Casas que pierden sentido de su estar
Señor Director:
Un informe que se divulgó días atrás hace saber que en la metrópoli (también ciudad autónoma) hay 340 mil casas habitación sin habitantes y que, en cambio, el número censado de los que carecen de vivienda en esa jurisdicción es de 170.000. Supongo que este número no corresponde a individuos, sino a núcleos familiares.
La primera reflexión que se hace el lector es que, entonces, no hay problema: pongamos a los sin techo en esas casas y todavía podremos dar cobijo a otros tantos.

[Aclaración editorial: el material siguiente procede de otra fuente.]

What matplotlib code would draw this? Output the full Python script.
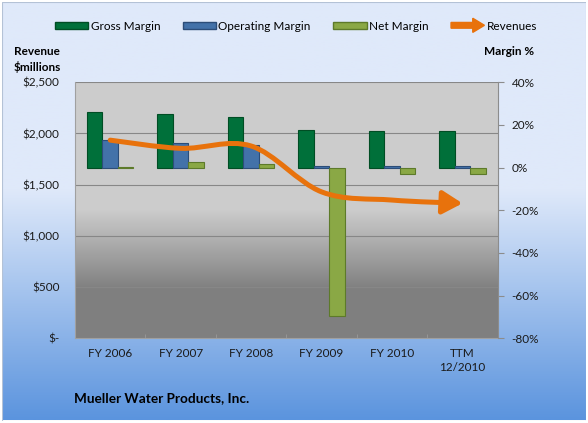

Lo que realmente revelan esos datos es un rasgo de la sociedad en que vivimos. ¿Qué rasgo? Me parece que es el de la desigualdad, pues no todos tienen satisfecha esa necesidad elemental del techo. Sin techo, propio o alquilado, la persona se siente desposeída de su propia condición o de la condición históricamente preferida. Hay quienes procuran crearse una condición distinta y aceptan vivir sin casa, cosa que pueden hacer porque en las grandes ciudades se tolera que hagan un sucucho en un baldío o que quieran dormir donde los sorprenda la noche, en la acera, en los espacios libres que dejan los edificios antes de las puertas de acceso, en un banco o el suelo de una plaza. La higiene personal es postergable, pero el comer y el dormir son imperiosos. Cuando se está solo, esta solución es viable. Cuando se tiene compañía dependiente (consorte, niños) la solución consiste en ocupar una de esas casas sin moradores. Días atrás, mientras transitaba por la calle Cabildo, en la CABA, estuve mirando una antigua casa, muy sólida, que parecía sin ocupantes. Tenía un patio delantero, con árboles y plantas y un tapial delante, con portón y candado. Otro día, al pasar, vi que había niños que jugaban en el jardín, pero pude observar que el portón de acceso estaba con candado. O sea, que las deshabitadas tienen ocupantes (ocupas, les llaman). Pude saber que incluso pagan a alguien que se asume como autorizado, pero que los hace entrar clandestinamente. Luego, suele llegar una orden judicial de desalojo y resulta que el que cobraba un alquiler desaparece. La desigualdad vuelve a manifestarse.
Escuela
La escuela de discapacitados motores de Santa Rosa celebró sus 25 años, sus bodas de plata. Eso hizo posible que quienes no están al tanto de su existencia pudiesen ver que niños y jovencitos que no pueden andar por sí mismos tienen un sitio donde se les reconoce su derecho (a la igualdad), se les provee educación y, lo que parece principal, se les proporciona un ámbito en que comparten su estada con otros de igual condición y con personas sin problemas corporales que están ahí para compartir su tiempo y ofrecerles una educación y, principalmente, una cordialidad, una simpatía que les permite creer que su discapacidad no los margina, no los convierte en excluidos.
Durante mucho tiempo, los nacidos o devenidos diferentes, fueron sustraídos de la vista pública. Esta escuela da cuenta de un avance en medidas de igualdad y se advierte que la carga de la diferencia comienza a pesar menos. ¿Llegará a dejar de pesar?
División
Los diputados, según se informa, siguen dividiéndose. Hasta ahora, no pasan de la unidad. Por ahora la unidad es el límite. La división de uno parece una herejía, pero cosas veredes, Sancho.
Al dividirse, se separan. Piden un espacio propio y personal que pueda atenderlos.
Se supone que la autoridad de la cámara tiene un dolor de cabeza con cada división. Se supone, también, que se pregunta cómo es posible que, llegados como fruto de un ideario común, de un proyecto compartido, no bien llegados, o poco después, se dividan y exijan que el edificio genere espacios para albergar su diferencia y que el presupuesto se haga de goma para proveerles personal de servicio, asesores, etcétera. Si se pregunta algo más, es posible que se quiera saber si la prédica de la unión (unidos somos más), que todo político dice a los suyos y a la sociedad, es pura cháchara.